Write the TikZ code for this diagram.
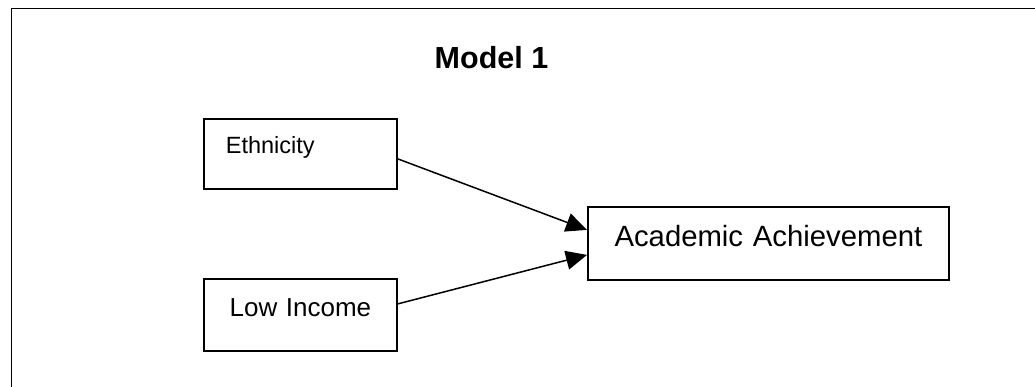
\documentclass[tikz,border=0pt]{standalone}
\usepackage{fontspec}
\setmainfont{Liberation Sans}
\usetikzlibrary{arrows.meta}

\tikzset{
    varbox/.style={draw, line width=1.8pt, anchor=north west, inner ysep=0pt},
    path arrow/.style={-{Triangle[length=21pt,width=19pt]}, line width=1.5pt}
}

\begin{document}
\begin{tikzpicture}[x=1pt, y=-1pt]
            \useasboundingbox (0,0) rectangle (1035,387);
            \draw[line width=1.8pt] (11.5,387) |- (1035,8.5);

            \node[anchor=base, font=\bfseries\fontsize{30.5}{30.5}\selectfont] (title) at (491.5,69) {Model 1};

            \node[varbox, text width=149pt, align=left, inner xsep=22pt, text height=35pt, text depth=35pt, font=\fontsize{23.5}{23.5}\selectfont] (eth) at (203,118) {Ethnicity};
            \node[varbox, text width=173pt, align=center, inner xsep=10pt, text height=38pt, text depth=34pt, font=\fontsize{26}{26}\selectfont] (low) at (203,278) {Low Income};

            \node[varbox, text width=321pt, align=center, inner xsep=20pt, text height=40pt, text depth=33pt, font=\fontsize{29.3}{29.3}\selectfont] (ach) at (587,206) {Academic Achievement};

            \draw[path arrow] ([yshift=-5pt]eth.east) -- ([yshift=13.5pt]ach.west);
            \draw[path arrow] ([yshift=11pt]low.east) -- ([yshift=-11.5pt]ach.west);
        \end{tikzpicture}
\end{document}
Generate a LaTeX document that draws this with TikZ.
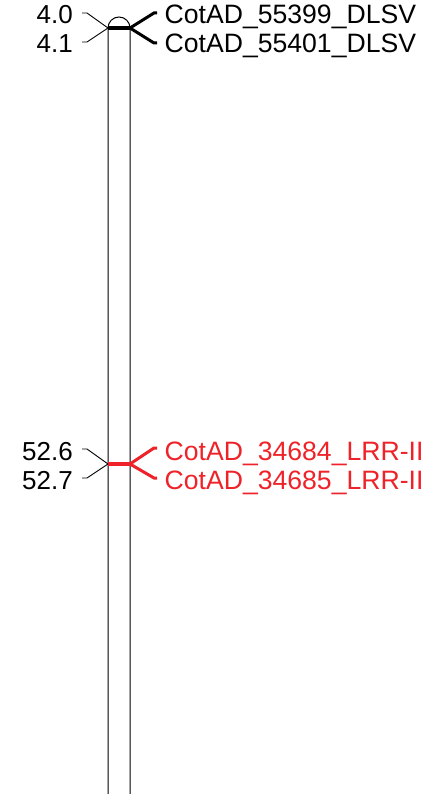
\documentclass[tikz,border=0pt]{standalone}
\usepackage{fontspec}
\setmainfont{Liberation Sans}
\usetikzlibrary{positioning}
\definecolor{qtlred}{RGB}{238,34,40}

\begin{document}
\begin{tikzpicture}[
    x=1pt, y=-1pt,
    posl/.style={anchor=base east, inner sep=0pt, font=\fontsize{26}{31}\selectfont},
    genel/.style={anchor=base west, inner sep=0pt, font=\fontsize{26.6}{31}\selectfont},
    lead/.style={line width=0.9pt},
    link/.style={line width=3pt},
    band/.style={line width=3.2pt}
]
\useasboundingbox (0,0) rectangle (420,794);
\clip (0,0) rectangle (420,794);

% chromosome
\draw[line width=1pt] (108,800) -- (108,28) arc (180:360:11) -- (130,800);

% marker positions on the bar
\coordinate (m1l) at (108,28);
\coordinate (m1r) at (130,28);
\coordinate (m2l) at (108,464);
\coordinate (m2r) at (130,464);

% locus at 4.0 / 4.1
\node[posl] (p40) at (73,24) {4.0};
\node[posl] (p41) at (73,53) {4.1};
\node[genel] (g55399) at (164.5,24) {CotAD\_55399\_DLSV};
\node[genel] (g55401) at (164.5,53) {CotAD\_55401\_DLSV};

\draw[band] (m1l) -- (m1r);
\draw[lead] (m1l) -- (87,13) -- (82,13);
\draw[lead] (m1l) -- (87,42) -- (82,42);
\draw[link] (m1r) -- (154,13) -- (157,13);
\draw[link] (m1r) -- (154,43) -- (157,43);

% locus at 52.6 / 52.7
\node[posl] (p526) at (73,460) {52.6};
\node[posl] (p527) at (73,489) {52.7};
\node[genel, text=qtlred] (g34684) at (164.5,460) {CotAD\_34684\_LRR-II};
\node[genel, text=qtlred] (g34685) at (164.5,489) {CotAD\_34685\_LRR-II};

\draw[band, qtlred] (m2l) -- (m2r);
\draw[lead] (m2l) -- (87,449) -- (82,449);
\draw[lead] (m2l) -- (87,478) -- (82,478);
\draw[link, qtlred] (m2r) -- (154,448) -- (157,448);
\draw[link, qtlred] (m2r) -- (154,478) -- (157,478);
\end{tikzpicture}
\end{document}
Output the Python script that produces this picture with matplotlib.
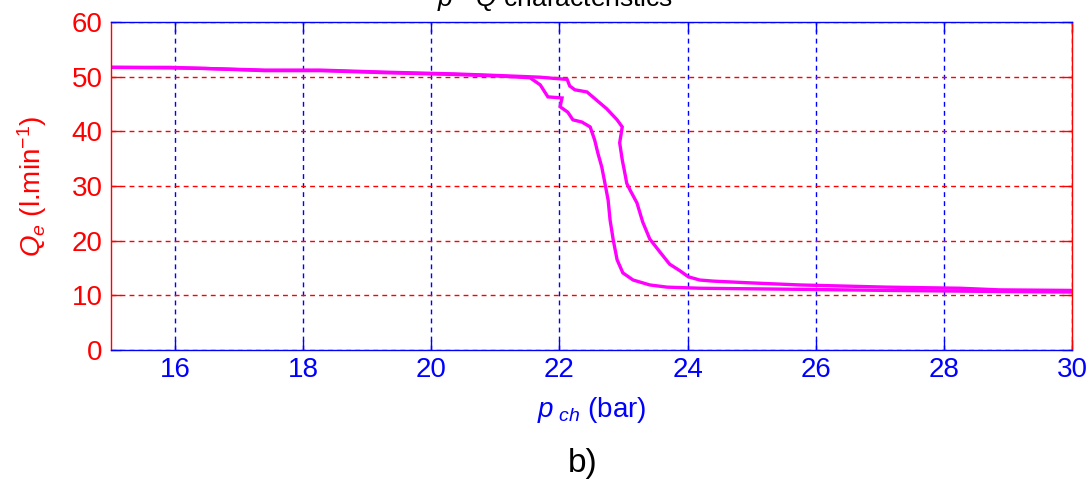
import matplotlib
matplotlib.use("Agg")
import matplotlib.pyplot as plt

plt.rcParams['font.family'] = ['Liberation Sans', 'DejaVu Sans']
plt.rcParams['mathtext.fontset'] = 'custom'
plt.rcParams['mathtext.rm'] = 'Liberation Sans'
plt.rcParams['mathtext.it'] = 'Liberation Sans:italic'
plt.rcParams['mathtext.bf'] = 'Liberation Sans:bold'

# Branch with the later (higher-pressure) drop
p_up = [15.00, 15.92, 16.47, 17.40, 18.26, 19.35, 20.37, 21.07, 21.70, 21.90,
        22.12, 22.16, 22.24, 22.43, 22.52, 22.74, 22.90, 22.98, 22.94, 22.98,
        23.02, 23.05, 23.10, 23.21, 23.30, 23.41, 23.57, 23.72, 23.88, 24.01,
        24.19, 24.40, 24.94, 25.75, 27.11, 28.25, 28.87, 30.00]
q_up = [51.7, 51.7, 51.5, 51.2, 51.2, 50.8, 50.5, 50.2, 49.9, 49.7,
        49.5, 48.3, 47.6, 47.2, 46.3, 44.1, 42.1, 40.8, 37.9, 34.8,
        32.4, 30.5, 29.3, 26.9, 23.4, 20.3, 17.9, 15.7, 14.5, 13.4,
        12.8, 12.6, 12.3, 11.9, 11.5, 11.3, 11.0, 10.9]

# Branch with the earlier (lower-pressure) drop
p_dn = [15.00, 15.92, 16.47, 17.40, 18.26, 19.35, 20.37, 21.07, 21.54, 21.70,
        21.82, 22.04, 22.01, 22.13, 22.21, 22.35, 22.48, 22.55, 22.60, 22.66,
        22.71, 22.76, 22.79, 22.84, 22.90, 22.99, 23.15, 23.41, 23.68, 24.19,
        24.94, 25.75, 27.11, 28.87, 30.00]
q_dn = [51.7, 51.6, 51.5, 51.1, 51.1, 50.7, 50.4, 50.1, 49.8, 48.5,
        46.3, 46.1, 44.5, 43.5, 42.1, 41.7, 40.8, 38.4, 36.0, 33.5,
        30.5, 27.4, 23.8, 20.1, 16.5, 14.1, 12.8, 11.9, 11.5, 11.3,
        11.2, 11.1, 10.9, 10.7, 10.6]

x_ticks = [16, 18, 20, 22, 24, 26, 28, 30]
y_ticks = [0, 10, 20, 30, 40, 50, 60]

RED = '#ff0000'
BLUE = '#0000ff'
MAGENTA = '#ff00ff'

fig = plt.figure(figsize=(10.92, 4.79), dpi=100)
ax = fig.add_axes([0.1016, 0.2693, 0.8801, 0.6848])

ax.plot(p_up, q_up, color=MAGENTA, lw=2.4, solid_joinstyle='miter')
ax.plot(p_dn, q_dn, color=MAGENTA, lw=2.4, solid_joinstyle='miter')

ax.set_xlim(15, 30)
ax.set_ylim(0, 60)
ax.set_xticks(x_ticks)
ax.set_yticks(y_ticks)

ax.tick_params(axis='both', direction='in', length=7, width=1.0,
               top=True, right=True, labelsize=20)
ax.tick_params(axis='x', colors=BLUE, pad=5)
ax.tick_params(axis='y', colors=RED, pad=6)

for side in ('top', 'bottom'):
    ax.spines[side].set_color(BLUE)
for side in ('left', 'right'):
    ax.spines[side].set_color(RED)
for s in ax.spines.values():
    s.set_linewidth(1.0)

ax.xaxis.grid(True, color=BLUE, linestyle=(0, (3.5, 3.0)), linewidth=1.0)
ax.yaxis.grid(True, color=RED, linestyle=(0, (3.5, 3.0)), linewidth=1.0)
ax.set_axisbelow(True)

ax.set_xlabel(r'$p_{\ ch}$ (bar)', color=BLUE, fontsize=20, labelpad=9)
ax.set_ylabel(r'$Q_e$ (l.min$^{-1}$)', color=RED, fontsize=20, labelpad=16)

fig.text(0.400, 1 - 6 / 479, r'$p$ - $Q$ characteristics', fontsize=19,
         ha='left', va='baseline', color='black')
fig.text(0.534, 0.033, 'b)', fontsize=24, ha='center', va='center',
         color='black')

fig.savefig('out.png', dpi=100)
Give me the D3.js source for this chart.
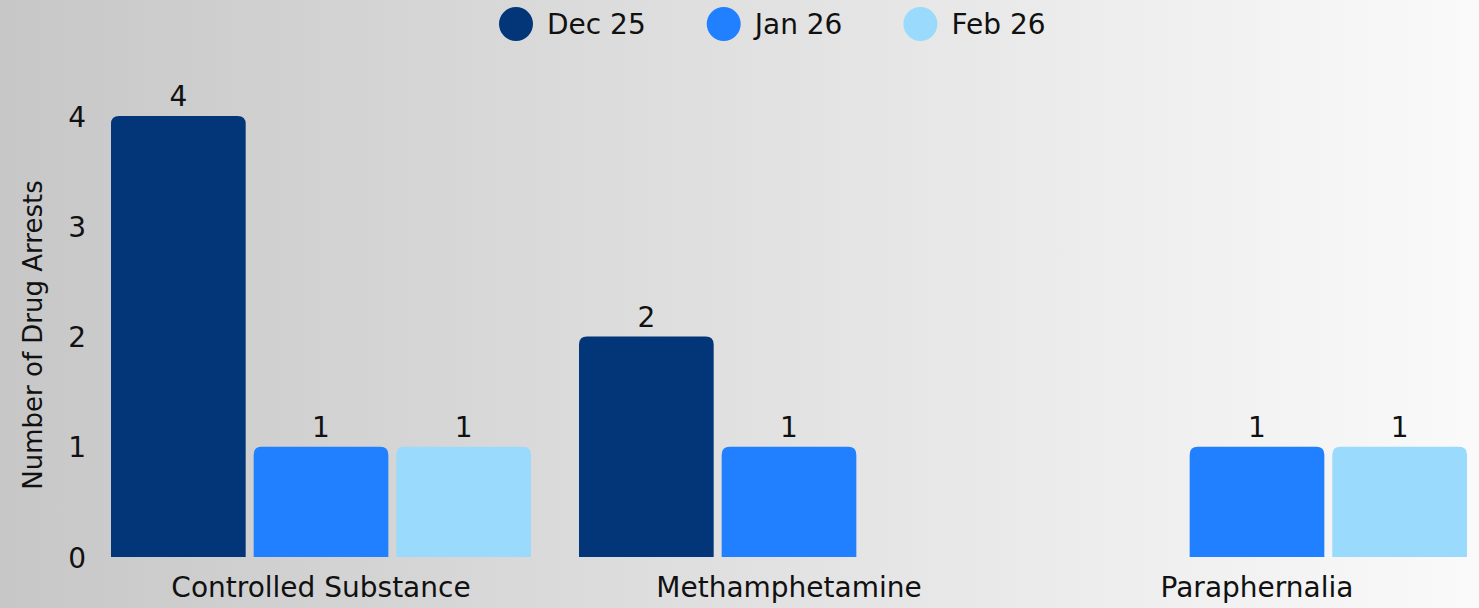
<!DOCTYPE html>
<html><head><meta charset="utf-8">
<script src="https://cdn.jsdelivr.net/npm/d3@7"></script>
<style>
html,body{margin:0;padding:0;width:1479px;height:608px;overflow:hidden;}
svg{display:block;font-family:"DejaVu Sans",sans-serif;}
</style></head>
<body>
<script>
const categories = ["Controlled Substance", "Methamphetamine", "Paraphernalia"];
const seriesNames = ["Dec 25", "Jan 26", "Feb 26"];
const dec25 = [4, 2, 0];
const jan26 = [1, 1, 1];
const feb26 = [1, 0, 1];
const yTicks = [0, 1, 2, 3, 4];
const colors = ["#033579", "#2180FF", "#9ADAFD"];
const yTitle = "Number of Drug Arrests";

const W = 1479, H = 608;
const series = [dec25, jan26, feb26];
const FONT = "'DejaVu Sans', sans-serif";
const FS = 28;

const svg = d3.select("body").append("svg").attr("width", W).attr("height", H);
const defs = svg.append("defs");
const grad = defs.append("linearGradient").attr("id","bg").attr("x1","0").attr("x2","1").attr("y1","0").attr("y2","0");
grad.append("stop").attr("offset","0").attr("stop-color","#c7c7c7");
grad.append("stop").attr("offset","1").attr("stop-color","#fafafa");
svg.append("rect").attr("width",W).attr("height",H).attr("fill","url(#bg)");

const x0 = d3.scaleBand().domain(categories).range([111, 1467]).paddingInner(48/468).paddingOuter(0);
const x1 = d3.scaleBand().domain(seriesNames).range([0, x0.bandwidth()]).paddingInner(8/143).paddingOuter(0);
const y = d3.scaleLinear().domain([0, 4]).range([557, 116]);

const textColor = "#111";

// y ticks
const yAxis = d3.axisLeft(y).tickValues(yTicks).tickFormat(d3.format("d")).tickSize(0).tickPadding(0);
const ya = svg.append("g").attr("transform","translate(86,0)").call(yAxis);
ya.select(".domain").remove();
ya.selectAll("text").attr("font-size",FS).attr("fill",textColor).attr("font-family",FONT).attr("dy","0.36em");

// y title
svg.append("text").attr("transform","translate(42,335) rotate(-90)")
  .attr("text-anchor","middle").attr("font-size",26).attr("fill",textColor).text(yTitle);

// bars
const r = 8;
function barPath(x, yTop, w, yBot){
  const rr = Math.min(r, (yBot - yTop), w/2);
  return `M${x},${yBot}V${yTop+rr}Q${x},${yTop} ${x+rr},${yTop}H${x+w-rr}Q${x+w},${yTop} ${x+w},${yTop+rr}V${yBot}Z`;
}
const data = [];
categories.forEach((c, i) => {
  seriesNames.forEach((s, j) => {
    data.push({c, s, j, v: series[j][i]});
  });
});
const g = svg.append("g");
g.selectAll("path.bar").data(data.filter(d => d.v > 0)).join("path")
  .attr("class","bar")
  .attr("d", d => barPath(x0(d.c) + x1(d.s), y(d.v), x1.bandwidth(), y(0)))
  .attr("fill", d => colors[d.j]);
g.selectAll("text.val").data(data.filter(d => d.v > 0)).join("text")
  .attr("class","val")
  .attr("x", d => x0(d.c) + x1(d.s) + x1.bandwidth()/2)
  .attr("y", d => y(d.v) - 10)
  .attr("text-anchor","middle").attr("font-size",FS).attr("fill",textColor)
  .text(d => d.v);

// x axis labels
const xAxis = d3.axisBottom(x0).tickSize(0).tickPadding(0);
const xa = svg.append("g").attr("transform","translate(0,557)").call(xAxis);
xa.select(".domain").remove();
xa.selectAll("text").attr("font-size",FS).attr("fill",textColor).attr("font-family",FONT).attr("dy",null).attr("y",40);

// legend
const leg = svg.append("g");
let lx = 499;
seriesNames.forEach((s, j) => {
  leg.append("circle").attr("cx", lx + 17).attr("cy", 24).attr("r", 17).attr("fill", colors[j]);
  const t = leg.append("text").attr("x", lx + 48).attr("y", 34).attr("font-size",FS).attr("fill",textColor).text(s);
  const w = t.node().getComputedTextLength();
  lx = lx + 48 + w + 61;
});
</script>
</body></html>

----

• [Directions for this task]
Would you reproduce the lines above, from the very first through the line containing "(title) at (491.5,69)", exactly and without the pictures?

• [Output of the exercise]
Write the TikZ code for this diagram.
\documentclass[tikz,border=0pt]{standalone}
\usepackage{fontspec}
\setmainfont{Liberation Sans}
\usetikzlibrary{arrows.meta}

\tikzset{
    varbox/.style={draw, line width=1.8pt, anchor=north west, inner ysep=0pt},
    path arrow/.style={-{Triangle[length=21pt,width=19pt]}, line width=1.5pt}
}

\begin{document}
\begin{tikzpicture}[x=1pt, y=-1pt]
            \useasboundingbox (0,0) rectangle (1035,387);
            \draw[line width=1.8pt] (11.5,387) |- (1035,8.5);

            \node[anchor=base, font=\bfseries\fontsize{30.5}{30.5}\selectfont] (title) at (491.5,69) {Model 1};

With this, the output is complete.